§ **TASK TO COMPLETE**
Find the string "this" in the listing and report every line that has it.

§ **PROVIDED DATA**
◇ ◇ ◇ ◇

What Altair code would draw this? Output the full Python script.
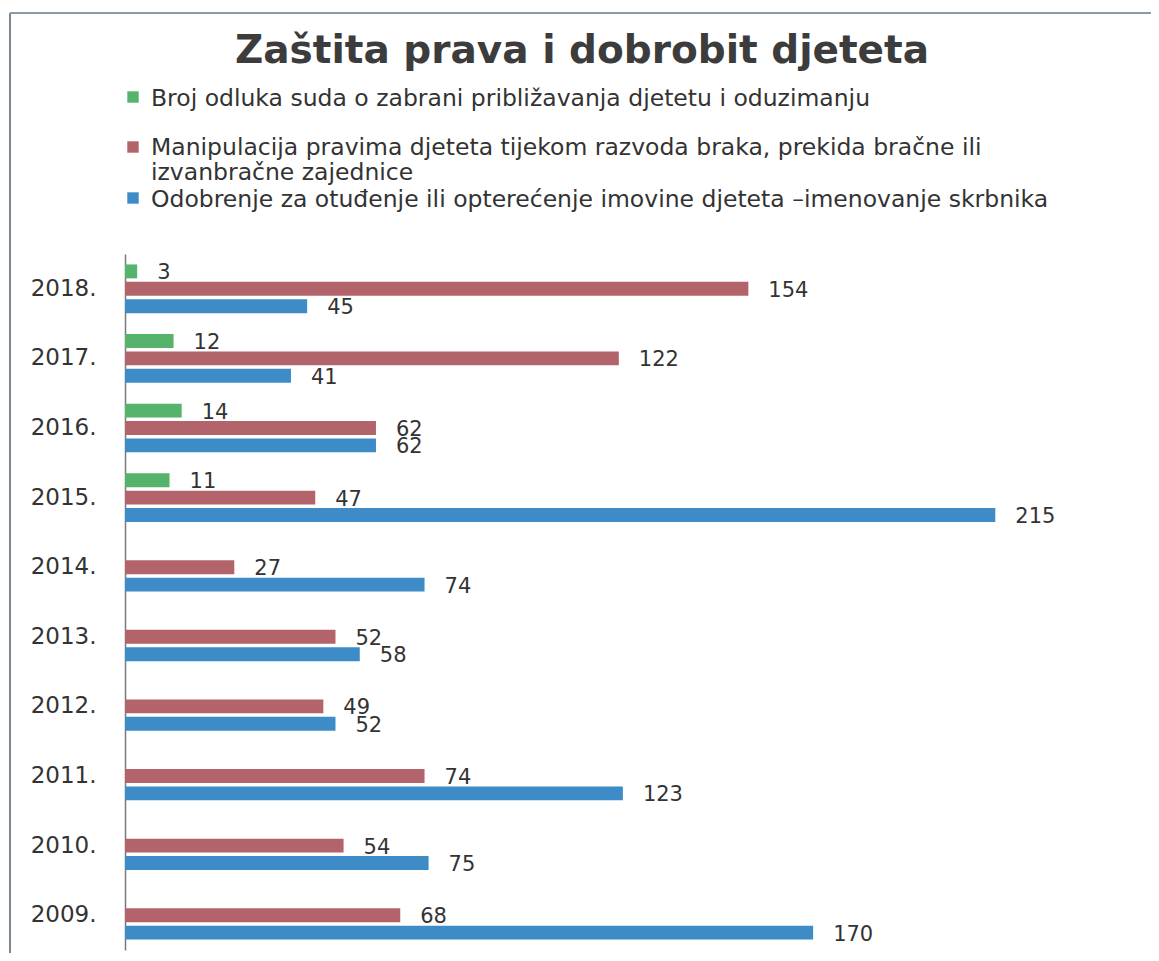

◇ ◇ ◇ ◇

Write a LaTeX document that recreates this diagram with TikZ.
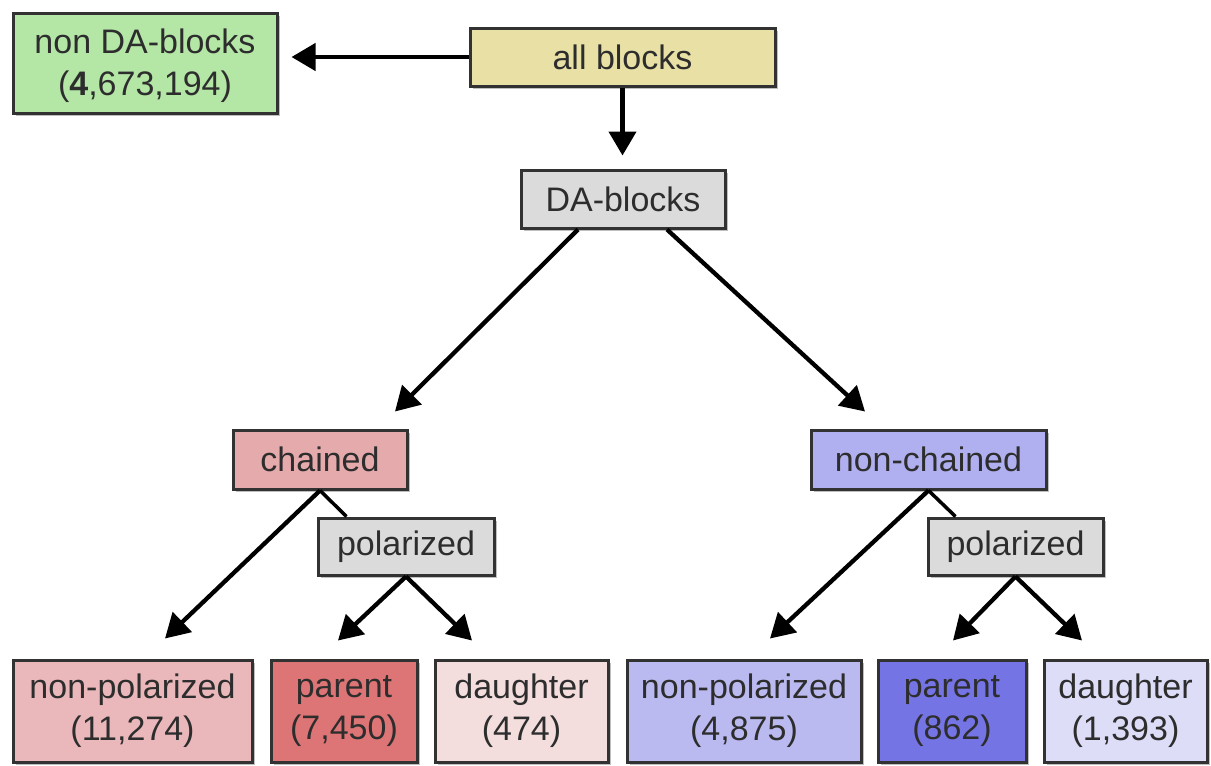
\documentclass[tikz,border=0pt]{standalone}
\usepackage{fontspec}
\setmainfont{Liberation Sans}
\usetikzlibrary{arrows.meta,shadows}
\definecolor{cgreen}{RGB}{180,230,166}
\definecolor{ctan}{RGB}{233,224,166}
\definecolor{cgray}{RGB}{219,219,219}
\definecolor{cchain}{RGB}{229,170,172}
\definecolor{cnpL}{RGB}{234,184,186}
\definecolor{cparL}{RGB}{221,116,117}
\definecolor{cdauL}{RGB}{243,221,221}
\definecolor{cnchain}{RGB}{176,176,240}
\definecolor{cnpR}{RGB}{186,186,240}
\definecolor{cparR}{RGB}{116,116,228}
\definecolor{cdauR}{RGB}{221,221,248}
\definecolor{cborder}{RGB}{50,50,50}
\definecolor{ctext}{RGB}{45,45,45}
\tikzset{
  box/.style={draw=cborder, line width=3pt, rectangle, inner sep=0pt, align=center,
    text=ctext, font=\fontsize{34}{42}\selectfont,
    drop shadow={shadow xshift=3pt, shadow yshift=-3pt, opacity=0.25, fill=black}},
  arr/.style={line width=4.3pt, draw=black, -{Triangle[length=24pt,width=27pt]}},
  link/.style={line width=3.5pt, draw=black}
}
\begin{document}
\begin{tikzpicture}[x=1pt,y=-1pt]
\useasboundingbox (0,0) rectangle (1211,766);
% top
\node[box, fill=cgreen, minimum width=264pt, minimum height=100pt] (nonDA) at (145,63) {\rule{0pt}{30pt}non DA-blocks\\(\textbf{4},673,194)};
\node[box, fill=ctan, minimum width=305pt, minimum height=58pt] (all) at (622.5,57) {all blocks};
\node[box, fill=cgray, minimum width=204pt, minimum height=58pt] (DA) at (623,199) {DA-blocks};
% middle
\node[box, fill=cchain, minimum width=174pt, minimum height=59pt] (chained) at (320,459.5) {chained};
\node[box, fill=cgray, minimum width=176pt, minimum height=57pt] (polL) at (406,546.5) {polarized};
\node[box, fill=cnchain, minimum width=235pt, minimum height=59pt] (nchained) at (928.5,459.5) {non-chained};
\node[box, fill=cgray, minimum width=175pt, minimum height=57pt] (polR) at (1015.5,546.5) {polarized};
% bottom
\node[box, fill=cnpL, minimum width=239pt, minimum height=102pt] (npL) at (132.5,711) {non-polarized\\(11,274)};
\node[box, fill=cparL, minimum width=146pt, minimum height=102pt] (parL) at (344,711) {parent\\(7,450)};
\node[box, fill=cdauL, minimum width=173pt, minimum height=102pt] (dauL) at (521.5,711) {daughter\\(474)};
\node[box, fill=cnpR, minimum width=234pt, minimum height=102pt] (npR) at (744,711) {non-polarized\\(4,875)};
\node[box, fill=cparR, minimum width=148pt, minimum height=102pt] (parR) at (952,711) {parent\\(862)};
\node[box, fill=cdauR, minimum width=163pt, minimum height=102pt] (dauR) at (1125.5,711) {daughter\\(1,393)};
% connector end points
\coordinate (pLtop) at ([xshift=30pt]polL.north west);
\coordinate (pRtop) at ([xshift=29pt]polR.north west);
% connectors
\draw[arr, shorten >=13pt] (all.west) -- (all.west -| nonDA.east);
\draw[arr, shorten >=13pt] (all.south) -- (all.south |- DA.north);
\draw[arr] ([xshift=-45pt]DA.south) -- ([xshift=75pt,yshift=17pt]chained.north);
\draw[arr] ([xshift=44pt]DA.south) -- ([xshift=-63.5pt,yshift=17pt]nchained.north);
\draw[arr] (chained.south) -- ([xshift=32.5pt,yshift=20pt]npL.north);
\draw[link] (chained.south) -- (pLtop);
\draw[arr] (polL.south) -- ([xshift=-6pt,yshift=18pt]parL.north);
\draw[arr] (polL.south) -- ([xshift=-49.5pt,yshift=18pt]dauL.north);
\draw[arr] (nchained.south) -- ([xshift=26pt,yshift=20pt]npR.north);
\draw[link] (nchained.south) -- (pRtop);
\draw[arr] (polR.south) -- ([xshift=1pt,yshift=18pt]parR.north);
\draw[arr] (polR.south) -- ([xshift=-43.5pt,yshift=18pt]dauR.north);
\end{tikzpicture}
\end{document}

◇ ◇ ◇ ◇

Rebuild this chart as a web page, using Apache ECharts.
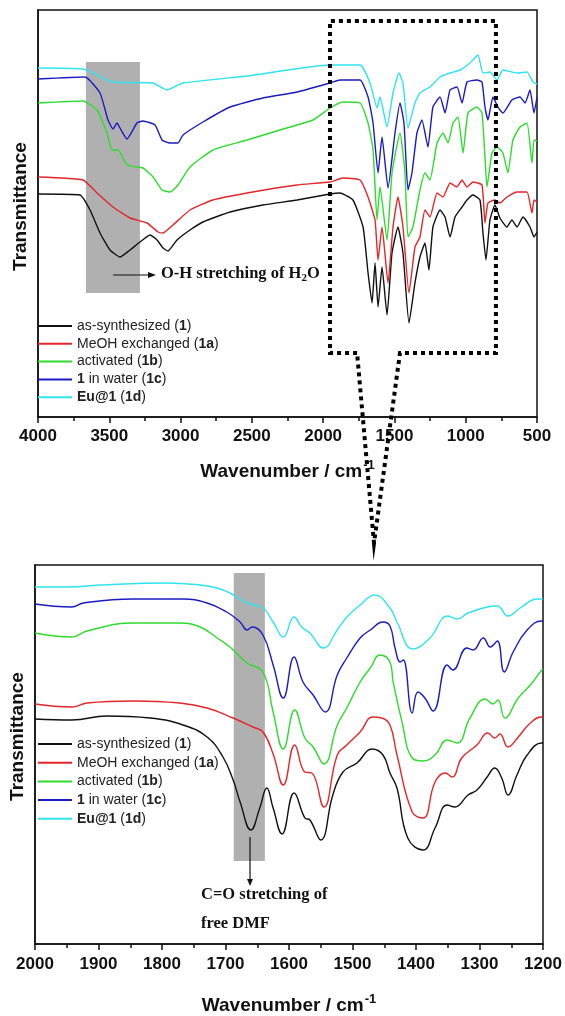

◇ ◇ ◇ ◇

§ **SOLUTION TO THE EXERCISE**
What Altair code would draw this? Output the full Python script.
Write a LaTeX document that recreates this diagram with TikZ.
Rebuild this chart as a web page, using Apache ECharts.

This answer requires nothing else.